Eurocontrol, l’Organizzazione Europea per la Sicurezza della Navigazione Aerea, ha lanciato un allarme sulla carenza di capacità degli aeroporti europei, che non saranno in grado in futuro di far fronte al previsto sviluppo del traffico aereo. Nonostante la crisi in atto nel continente europeo, infatti, il trasporto aereo continuerà a crescere e si stima che nel 2035 il numero dei voli in Europa arriverà 14,4 milioni annui, il 50% in più di quelli registrati nel 2012. A causa della scarsa capacità aeroportuale e della lentezza dei piani di sviluppo degli scali, Eurocontrol calcola che ci saranno circa 1,9 milioni di voli annui in più rispetto alla capacità prevista per il 2035, con crescenti casi di congestione, ritardi dei voli, disagi per i passeggeri, danni economici per tutta la catena di operatori e ripercussioni economiche sulla comunità. I danni economici vengono stimati, al 2035, in 40 miliardi di euro l’anno di mancati introiti, cinque miliardi di costi per far fronte ai problemi di congestione e in un impatto economico sulla comunità europea pari a 230 miliardi di perdita di Prodotto Interno Lordo.

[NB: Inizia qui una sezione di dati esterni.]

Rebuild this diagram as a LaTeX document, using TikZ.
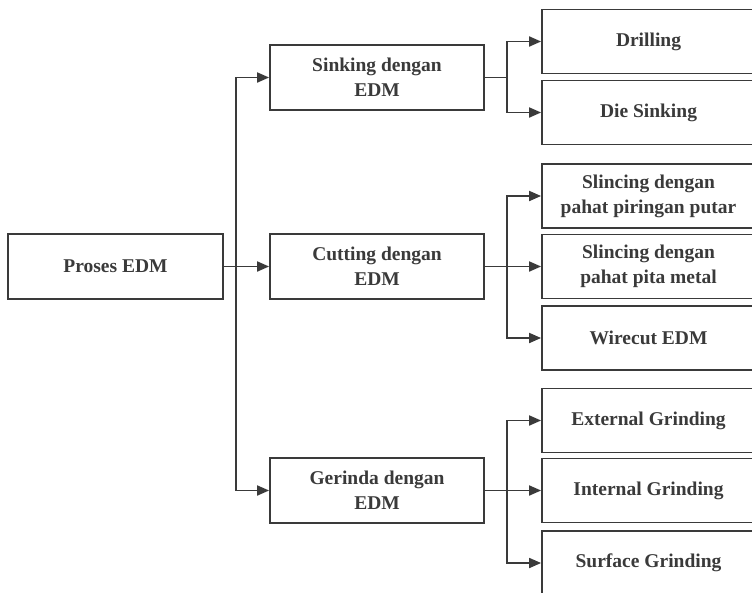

La Toscana, purtroppo, è un esempio emblematico di questa situazione e del rischio che corre l’economia regionale se non si darà veloce attuazione ai progetti di sviluppo che riguardano i due maggiori aeroporti di Firenze e Pisa. La nostra regione, infatti, vede da una parte l’aeroporto di Pisa, con le limitazioni di essere un’importante base militare e di avere pochissimi spazi di crescita, e dall’altra l’aeroporto di Firenze, assolutamente insufficiente e inadeguato a far fronte al suo ruolo senza la nuova pista. Il messaggio per i nostri politici e decisori pubblici è chiaro: procedere celermente con lo sviluppo dell’aeroporto di Pisa (che ha un ottimo masterplan) per portarlo gradualmente alla sua massima capacità e realizzare la nuova pista di Firenze nel più breve tempo possibile. I progetti dell’aeroporto pisano stanno procedendo celermente (anche con il supporto di finanziamenti pubblici) con il totale appoggio di enti e istituzioni, mentre la procedura per il via libera alla nuova pista di Firenze (dibattuta da decenni) si sta allungando a dismisura, avversata da una parte di enti e istituzioni locali che dovrebbero invece guardare alla crescita ed al benessere di tutta la realtà toscana.